Spin-foams as semi-classical vertices: gluing constraints and a hybrid algorithm

TL;DR

This paper proposes a hybrid computational approach for spin-foam models that combines full quantum amplitudes with their semi-classical approximations, using a new vertex representation and gluing constraints.

Contribution

It introduces a novel vertex representation with coherent data and derives gluing constraints, enabling a hybrid algorithm for more efficient amplitude calculations.

Findings

Numerical study of gluing constraints

Asymptotic expression for arbitrary boundary data

Conjecture of a semi-classical superposition regime

Abstract

Numerical methods in spin-foam models have significantly advanced in the last few years, yet challenges remain in efficiently extracting results for amplitudes with many quantum degrees of freedom. In this paper we sketch a proposal for a ``hybrid algorithm'' that would use both the full quantum amplitude and its asymptotic approximation in the relevant regimes. As a first step towards the algorithm, we derive a new representation of the partition function where each spin-foam vertex possesses its own coherent data, such that it can be individually asymptotically approximated.
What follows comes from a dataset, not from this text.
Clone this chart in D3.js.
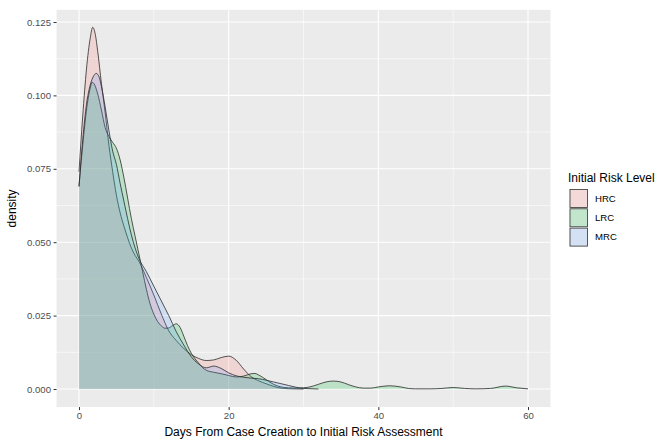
<!DOCTYPE html>
<html><head><meta charset="utf-8">
<script src="https://cdn.jsdelivr.net/npm/d3@7"></script>
<style>html,body{margin:0;padding:0;background:#fff;}svg{display:block;font-family:"Liberation Sans",Arial,sans-serif;}</style>
</head><body><svg id="c" width="657" height="440"></svg>
<script>
const seriesNames = ["HRC", "LRC", "MRC"];
const seriesColors = ["#F8766D", "#00BA38", "#619CFF"];
const xTicks = [0, 20, 40, 60];
const yTicks = [0, 0.025, 0.05, 0.075, 0.1, 0.125];
const yTickLabels = ["0.000", "0.025", "0.050", "0.075", "0.100", "0.125"];

const hrcDays = [0,0.5,1,1.5,1.83,2.2,2.5,3,3.5,4,4.5,5,5.5,6,6.5,7,7.5,8,9,10,11,12,13,14,15,16,17,18,19,20,21,22,23,24,25,26,27,28,29,30];
const hrcDensity = [0.074,0.093,0.109,0.1195,0.1232,0.1205,0.115,0.104,0.094,0.083,0.074,0.066,0.060,0.0555,0.0515,0.048,0.0455,0.0435,0.038,0.032,0.0255,0.0198,0.0165,0.0138,0.0117,0.0104,0.0097,0.0099,0.0107,0.0112,0.0098,0.0068,0.0042,0.0028,0.0018,0.0009,0.0003,0.0001,0.00003,0];

const lrcDays = [0,0.5,1,1.5,1.75,2,2.5,3,3.5,4,4.5,5,5.5,6,6.5,7,7.5,8,8.5,9,9.5,10,10.5,11,11.5,12,12.5,13,13.5,14,14.5,15,15.5,16,16.5,17,18,19,20,21,22,23,23.5,24,25,26,27,28,29,30,31,32,33,34,35,36,37,38,39,40,41.5,43,44,45,47,48.5,50,51.5,53,55,57,58.5,60];
const lrcDensity = [0.069,0.083,0.095,0.1025,0.1045,0.104,0.1005,0.095,0.089,0.086,0.084,0.082,0.078,0.072,0.065,0.058,0.052,0.046,0.040,0.034,0.029,0.0255,0.023,0.0215,0.0207,0.0208,0.0216,0.0222,0.021,0.018,0.0148,0.0122,0.0103,0.0088,0.0073,0.0064,0.0057,0.0052,0.0046,0.0041,0.0044,0.0052,0.0053,0.0048,0.0032,0.0016,0.0007,0.0004,0.0003,0.0004,0.0008,0.0016,0.0024,0.0027,0.0024,0.0015,0.0007,0.0003,0.0003,0.0007,0.0011,0.0007,0.0002,0.00005,0.00005,0.0002,0.0005,0.0002,0.00005,0.0002,0.001,0.0004,0.00005];

const mrcDays = [0,0.5,1,1.5,2,2.3,2.7,3,3.5,4,4.5,5,5.5,6,6.5,7,7.5,8,9,10,11,12,13,14,15,16,17,18,19,20,21,22,23,24,25,26,27,28,29,30,31,32];
const mrcDensity = [0.069,0.085,0.097,0.1035,0.1068,0.1075,0.1062,0.103,0.096,0.088,0.081,0.0765,0.070,0.064,0.058,0.0525,0.048,0.0445,0.040,0.035,0.030,0.025,0.0195,0.015,0.011,0.0085,0.0072,0.0078,0.0070,0.0055,0.0045,0.004,0.0037,0.0035,0.003,0.0024,0.0018,0.0012,0.0006,0.0002,0.0001,0];

const series = [
  {name: seriesNames[0], color: seriesColors[0], pts: d3.zip(hrcDays, hrcDensity)},
  {name: seriesNames[1], color: seriesColors[1], pts: d3.zip(lrcDays, lrcDensity)},
  {name: seriesNames[2], color: seriesColors[2], pts: d3.zip(mrcDays, mrcDensity)}
];

const svg = d3.select("#c");
const x = d3.scaleLinear().domain([0, 60]).range([79, 528]);
const y = d3.scaleLinear().domain([0, 0.125]).range([389, 22]);
const xMin = -3, xMax = 63, yMin = -0.00615, yMax = 0.12915;
const pL = x(xMin), pR = x(xMax), pT = y(yMax), pB = y(yMin);

svg.append("rect").attr("x", pL).attr("y", pT).attr("width", pR - pL).attr("height", pB - pT).attr("fill", "#EBEBEB");

const g = svg.append("g");
// minor grid
[10, 30, 50].forEach(v => g.append("line").attr("x1", x(v)).attr("x2", x(v)).attr("y1", pT).attr("y2", pB).attr("stroke", "#fff").attr("stroke-width", 0.55));
d3.range(0.0125, 0.13, 0.025).forEach(v => g.append("line").attr("x1", pL).attr("x2", pR).attr("y1", y(v)).attr("y2", y(v)).attr("stroke", "#fff").attr("stroke-width", 0.55));
// major grid
xTicks.forEach(v => g.append("line").attr("x1", x(v)).attr("x2", x(v)).attr("y1", pT).attr("y2", pB).attr("stroke", "#fff").attr("stroke-width", 1.1));
yTicks.forEach(v => g.append("line").attr("x1", pL).attr("x2", pR).attr("y1", y(v)).attr("y2", y(v)).attr("stroke", "#fff").attr("stroke-width", 1.1));

const area = d3.area().x(d => x(d[0])).y0(y(0)).y1(d => y(d[1])).curve(d3.curveMonotoneX);
const line = d3.line().x(d => x(d[0])).y(d => y(d[1])).curve(d3.curveMonotoneX);
series.forEach(s => {
  g.append("path").attr("d", area(s.pts)).attr("fill", s.color).attr("fill-opacity", 0.2);
  g.append("path").attr("d", line(s.pts)).attr("fill", "none").attr("stroke", "#2b2b2b").attr("stroke-width", 0.8);
});

// axes
const xAxis = svg.append("g").attr("transform", `translate(0,${pB})`)
  .call(d3.axisBottom(x).tickValues(xTicks).tickSize(3).tickPadding(2));
const yAxis = svg.append("g").attr("transform", `translate(${pL},0)`)
  .call(d3.axisLeft(y).tickValues(yTicks).tickFormat((d, i) => yTickLabels[i]).tickSize(3).tickPadding(2.5));
[xAxis, yAxis].forEach(a => {
  a.select(".domain").remove();
  a.selectAll(".tick line").attr("stroke", "#333").attr("stroke-width", 1);
  a.selectAll("text").attr("fill", "#4D4D4D").style("font-size", "9.6px").style("font-family", "Liberation Sans, Arial, sans-serif");
});

svg.append("text").attr("x", (pL + pR) / 2).attr("y", 436).attr("text-anchor", "middle")
  .style("font-size", "12px").attr("fill", "#000").text("Days From Case Creation to Initial Risk Assessment");
svg.append("text").attr("transform", `translate(16,${(pT + pB) / 2}) rotate(-90)`).attr("text-anchor", "middle")
  .style("font-size", "12px").attr("fill", "#000").text("density");

// legend
const lg = svg.append("g");
lg.append("text").attr("x", 568).attr("y", 182).style("font-size", "12px").attr("fill", "#000").text("Initial Risk Level");
series.forEach((s, i) => {
  const ky = 189 + i * 19.3;
  lg.append("rect").attr("x", 569).attr("y", ky).attr("width", 19).attr("height", 19).attr("fill", "#F2F2F2");
  lg.append("rect").attr("x", 570).attr("y", ky + 0.5).attr("width", 17.5).attr("height", 18).attr("fill", s.color).attr("fill-opacity", 0.2)
    .attr("stroke", "#333").attr("stroke-width", 0.8);
  lg.append("text").attr("x", 595).attr("y", ky + 9.5).attr("dy", "0.35em").style("font-size", "9.6px").attr("fill", "#000").text(s.name);
});
</script></body></html>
We do this through the implementation of gluing constraints between vertices, which we study numerically. We further derive an asymptotic expression for the constraints for arbitrary boundary data, including data for which there are no critical points. From this new representation we conjecture an intermediate quasi-geometric spin-foam regime describing a superposition of semi-classical vertices glued in a non-matching way via the gluing constraints.